- Date: August 14, 2006
- Target: Bashir Wali Mohamed
- Attack type: Bombing attack
- Weapons: Explosives
- Deaths: 7
- Injured: 14
- Perpetrators: Liberation Tigers of Tamil Eelam (alleged)
- Motive: Unknown

= Attack on Pakistani ambassador to Sri Lanka =

2006 bombing in Sri Lanka

On August 14, 2006, a convoy carrying the Pakistani High Commissioner to Sri Lanka, Bashir Wali Mohamed, was attacked by a Claymore antipersonnel mine concealed within an auto rickshaw. The High Commissioner escaped unhurt, but seven people (including four Army commandoes) were killed and a further seventeen injured in the blast.

No group claimed responsibility for the attack, but the Sri Lankan government blamed the Liberation Tigers of Tamil Eelam (LTTE). High Commissioner Mohamed claimed that India had carried it out, in order to intimidate Pakistan, which is one of the main suppliers of military equipment to the Sri Lankan government. Pakistan had promised one shipload of the wherewithal every 10 days in coming months.

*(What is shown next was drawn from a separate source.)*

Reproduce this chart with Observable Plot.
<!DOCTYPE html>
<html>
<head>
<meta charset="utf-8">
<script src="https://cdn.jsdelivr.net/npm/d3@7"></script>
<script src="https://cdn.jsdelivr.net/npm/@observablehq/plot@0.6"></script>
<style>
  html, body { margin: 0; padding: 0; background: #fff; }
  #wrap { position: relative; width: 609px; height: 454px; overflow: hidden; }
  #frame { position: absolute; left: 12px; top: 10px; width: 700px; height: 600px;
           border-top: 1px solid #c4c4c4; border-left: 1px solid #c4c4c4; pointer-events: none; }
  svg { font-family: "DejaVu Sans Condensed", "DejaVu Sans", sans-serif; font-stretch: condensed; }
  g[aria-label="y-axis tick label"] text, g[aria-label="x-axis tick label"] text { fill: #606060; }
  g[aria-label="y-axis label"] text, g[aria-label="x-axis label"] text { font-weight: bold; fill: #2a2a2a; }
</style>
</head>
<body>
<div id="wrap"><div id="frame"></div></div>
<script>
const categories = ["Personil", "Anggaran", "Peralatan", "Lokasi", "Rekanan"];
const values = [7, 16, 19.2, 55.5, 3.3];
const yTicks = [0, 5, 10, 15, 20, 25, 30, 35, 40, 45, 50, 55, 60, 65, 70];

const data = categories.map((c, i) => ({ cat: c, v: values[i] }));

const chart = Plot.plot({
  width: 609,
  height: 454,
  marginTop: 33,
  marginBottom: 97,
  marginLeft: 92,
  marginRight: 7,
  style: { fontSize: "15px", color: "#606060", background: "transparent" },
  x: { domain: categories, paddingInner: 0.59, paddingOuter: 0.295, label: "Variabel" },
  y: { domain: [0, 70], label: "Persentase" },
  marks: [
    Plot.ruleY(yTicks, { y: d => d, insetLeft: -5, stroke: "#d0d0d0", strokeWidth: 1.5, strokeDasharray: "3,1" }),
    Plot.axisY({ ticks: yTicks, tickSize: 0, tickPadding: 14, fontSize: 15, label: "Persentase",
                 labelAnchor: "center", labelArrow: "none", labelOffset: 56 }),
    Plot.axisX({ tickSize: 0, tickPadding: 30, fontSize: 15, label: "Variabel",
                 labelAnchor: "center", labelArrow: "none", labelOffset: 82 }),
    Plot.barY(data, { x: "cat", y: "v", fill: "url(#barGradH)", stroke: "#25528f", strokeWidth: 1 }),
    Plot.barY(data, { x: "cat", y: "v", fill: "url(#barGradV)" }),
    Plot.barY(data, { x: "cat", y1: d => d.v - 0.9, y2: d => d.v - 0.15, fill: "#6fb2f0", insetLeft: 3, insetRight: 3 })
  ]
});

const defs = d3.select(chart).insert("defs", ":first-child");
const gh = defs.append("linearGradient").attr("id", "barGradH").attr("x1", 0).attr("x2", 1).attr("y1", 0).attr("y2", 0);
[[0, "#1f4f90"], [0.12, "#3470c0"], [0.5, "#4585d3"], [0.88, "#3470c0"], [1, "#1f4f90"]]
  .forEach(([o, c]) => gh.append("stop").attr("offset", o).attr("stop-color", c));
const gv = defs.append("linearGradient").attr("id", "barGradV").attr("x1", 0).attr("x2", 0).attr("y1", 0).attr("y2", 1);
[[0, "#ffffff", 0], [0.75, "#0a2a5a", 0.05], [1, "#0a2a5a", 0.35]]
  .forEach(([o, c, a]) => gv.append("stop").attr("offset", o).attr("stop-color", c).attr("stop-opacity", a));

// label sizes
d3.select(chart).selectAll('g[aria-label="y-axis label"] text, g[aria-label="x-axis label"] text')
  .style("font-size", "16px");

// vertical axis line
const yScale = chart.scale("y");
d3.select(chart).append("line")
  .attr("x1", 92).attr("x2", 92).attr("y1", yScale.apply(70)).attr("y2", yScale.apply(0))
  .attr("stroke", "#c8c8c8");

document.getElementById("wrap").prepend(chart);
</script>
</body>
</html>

A Sri Lankan military spokesman said, "Definitely it's an LTTE attack to the Pakistan ambassador's car but they missed and the backup vehicle got caught." The Pakistani ambassador may be a target of the LTTE because Pakistan is a major backer of the Sri Lankan government.

Several LTTE suspects were arrested following the attack.